Peter Sabin Willett, known as Sabin Willett, (born March 6, 1957) is an American lawyer and novelist, a partner with the Philadelphia-based law firm Morgan, Lewis & Bockius, formerly a partner at Bingham McCutchen. He lives near Boston, Massachusetts. He is perhaps best known as a defense lawyer for several Uighur prisoners at the Guantanamo Bay detainment camp.
Willett was educated in England at Gresham's School, Holt, and at Harvard College and Harvard Law School.
graduated with three A-levels, 1975[1]
Bachelor of Arts magna cum laude, 1979
Juris Doctor cum laude, 1983[2]
As a lawyer, Willett concentrates his practice in commercial and bankruptcy litigation.
He also represents a number of Uyghur captives in Guantanamo held by the United States at Guantanamo Bay detention camp as part of the War on Terror. Five of the Uighurs, including two of Willett's clients, were determined not to be enemy combatants and released to Albania in 2006.
The United States Congress's passage of the Military Commissions Act of 2006 was intended to strip the Guantanamo captives of the right to access the US justice system, including writs of habeas corpus.[3]

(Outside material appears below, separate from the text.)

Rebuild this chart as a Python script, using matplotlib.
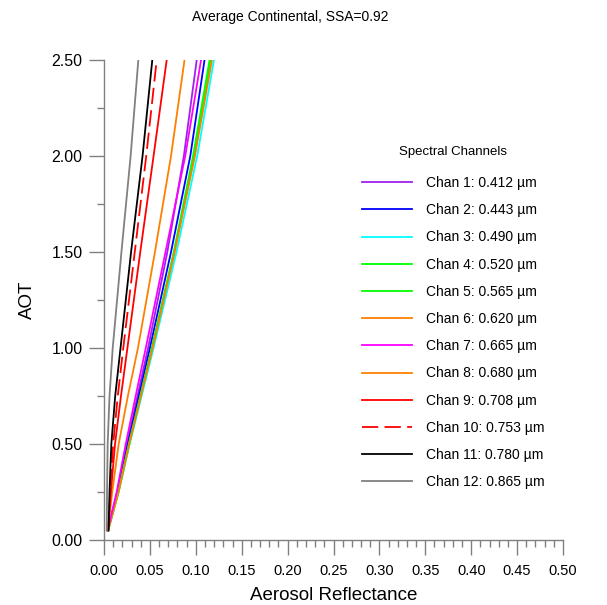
import matplotlib
matplotlib.use("Agg")
import matplotlib.pyplot as plt
from matplotlib.ticker import MultipleLocator, FormatStrFormatter

plt.rcParams['font.family'] = ['Liberation Sans', 'DejaVu Sans']

# AOT grid and aerosol reflectance per channel
aot = [0.05, 0.25, 0.5, 0.75, 1.0, 1.5, 2.0, 2.5]

chan_labels = ["Chan 1: 0.412 \u00b5m", "Chan 2: 0.443 \u00b5m", "Chan 3: 0.490 \u00b5m",
               "Chan 4: 0.520 \u00b5m", "Chan 5: 0.565 \u00b5m", "Chan 6: 0.620 \u00b5m",
               "Chan 7: 0.665 \u00b5m", "Chan 8: 0.680 \u00b5m", "Chan 9: 0.708 \u00b5m",
               "Chan 10: 0.753 \u00b5m", "Chan 11: 0.780 \u00b5m", "Chan 12: 0.865 \u00b5m"]

refl_ch1 = [0.0040, 0.0145, 0.0250, 0.0365, 0.0480, 0.0690, 0.0870, 0.1010]
refl_ch2 = [0.0040, 0.0150, 0.0260, 0.0380, 0.0500, 0.0730, 0.0940, 0.1095]
refl_ch3 = [0.0045, 0.0160, 0.0280, 0.0410, 0.0540, 0.0790, 0.1015, 0.1198]
refl_ch4 = [0.0045, 0.0155, 0.0270, 0.0395, 0.0520, 0.0760, 0.0970, 0.1150]
refl_ch5 = [0.0045, 0.0158, 0.0275, 0.0400, 0.0525, 0.0765, 0.0985, 0.1160]
refl_ch6 = [0.0045, 0.0158, 0.0275, 0.0402, 0.0530, 0.0770, 0.0990, 0.1176]
refl_ch7 = [0.0040, 0.0138, 0.0237, 0.0345, 0.0455, 0.0670, 0.0885, 0.1057]
refl_ch8 = [0.0040, 0.0090, 0.0160, 0.0260, 0.0370, 0.0555, 0.0730, 0.0877]
refl_ch9 = [0.0045, 0.0075, 0.0120, 0.0185, 0.0255, 0.0395, 0.0540, 0.0683]
refl_ch10 = [0.0045, 0.0068, 0.0100, 0.0150, 0.0210, 0.0335, 0.0460, 0.0574]
refl_ch11 = [0.0050, 0.0060, 0.0080, 0.0122, 0.0180, 0.0295, 0.0420, 0.0526]
refl_ch12 = [0.0030, 0.0033, 0.0040, 0.0060, 0.0095, 0.0190, 0.0290, 0.0374]

reflectances = [refl_ch1, refl_ch2, refl_ch3, refl_ch4, refl_ch5, refl_ch6,
                refl_ch7, refl_ch8, refl_ch9, refl_ch10, refl_ch11, refl_ch12]

colors = ['#a020f0', '#0000ff', '#00ffff', '#00ff00', '#00ff00', '#ff7f00',
          '#ff00ff', '#ff7f00', '#ff0000', '#ff0000', '#000000', '#808080']

W, H = 607, 605
fig = plt.figure(figsize=(W / 100, H / 100), dpi=100)
ax = fig.add_axes([104 / W, 1 - 540 / H, 459 / W, 480 / H])

for i, (refl, col, lab) in enumerate(zip(reflectances, colors, chan_labels)):
    if i == 9:
        ax.plot(refl, aot, color=col, lw=1.3, dashes=(9, 3.5), label=lab)
    else:
        ax.plot(refl, aot, color=col, lw=1.3, label=lab)

ax.set_xlim(0, 0.5)
ax.set_ylim(0, 2.5)

for s in ['top', 'right']:
    ax.spines[s].set_visible(False)
for s in ['left', 'bottom']:
    ax.spines[s].set_color('#808080')
    ax.spines[s].set_linewidth(1.0)

ax.xaxis.set_major_locator(MultipleLocator(0.05))
ax.xaxis.set_minor_locator(MultipleLocator(0.01))
ax.yaxis.set_major_locator(MultipleLocator(0.5))
ax.yaxis.set_minor_locator(MultipleLocator(0.25))
ax.xaxis.set_major_formatter(FormatStrFormatter('%.2f'))
ax.yaxis.set_major_formatter(FormatStrFormatter('%.2f'))

ax.tick_params(which='major', direction='out', length=11, width=1.0, color='#808080')
ax.tick_params(which='minor', direction='out', length=5, width=1.0, color='#808080')
ax.tick_params(axis='x', which='major', labelsize=10.5, pad=6)
ax.tick_params(axis='y', which='major', labelsize=11.5, pad=4.5)

ax.set_xlabel("Aerosol Reflectance", fontsize=13.5)
ax.xaxis.set_label_coords(0.5, -(595 - 540) / 480)
ax.xaxis.label.set_va('center')
ax.set_ylabel("AOT", fontsize=13.5)
ax.yaxis.set_label_coords(-(104 - 27) / 459, 0.5)
ax.yaxis.label.set_va('center')

fig.text(290 / W, 1 - 17 / H, "Average Continental, SSA=0.92",
         ha='center', va='center', fontsize=10)

fig.text(453 / W, 1 - 152 / H, "Spectral Channels", ha='center', va='center',
         fontsize=9.5)

leg = ax.legend(loc='upper left', bbox_to_anchor=(362 / W, 1 - 176 / H),
                bbox_transform=fig.transFigure, frameon=False, fontsize=10,
                handlelength=3.6, handletextpad=1.0, labelspacing=0.95,
                borderaxespad=0, borderpad=0)

fig.savefig("out.png", dpi=100)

The Act was intended to close the approximately 200 outstanding writs of habeas corpus.
Willett turned to a provision of the Detainee Treatment Act of 2005, which set out rules through which captives could challenge the rulings of their Combatant Status Review Tribunals, to set in motion challenges which could result in the remaining Uyghurs also being rules as "no longer enemy combatants".[3]
On June 12 of 2008 the United States Supreme Court ruled that the executive branch could not keep the Guantanamo captives from accessing the US Judicial system. In an unrelated development, on June 20, 2008, an appeals court in Washington considering Parhat v. Gates under the Detainee Treatment Act, overruled Uyghur captive Hassan Parhat's Combatant Status Review Tribunal's determination that he was an "enemy combatant", based a lack of evidence. Willett was one of Parhat's lawyers.
The Department of Justice decided not to appeal the Parhat v. Gates ruling.
In September 2008 the Bush administration abandoned the claim that any of the Uyghurs were "enemy combatants".
In June 2009 Willett and Susan Baker Manning accompanied four Uyghurs, including Hassan Parhat, to freedom in Bermuda. The Micronesian state of Palau announced it would accept the other thirteen Uyghurs, but there have been complications, and they remain at Guantanamo.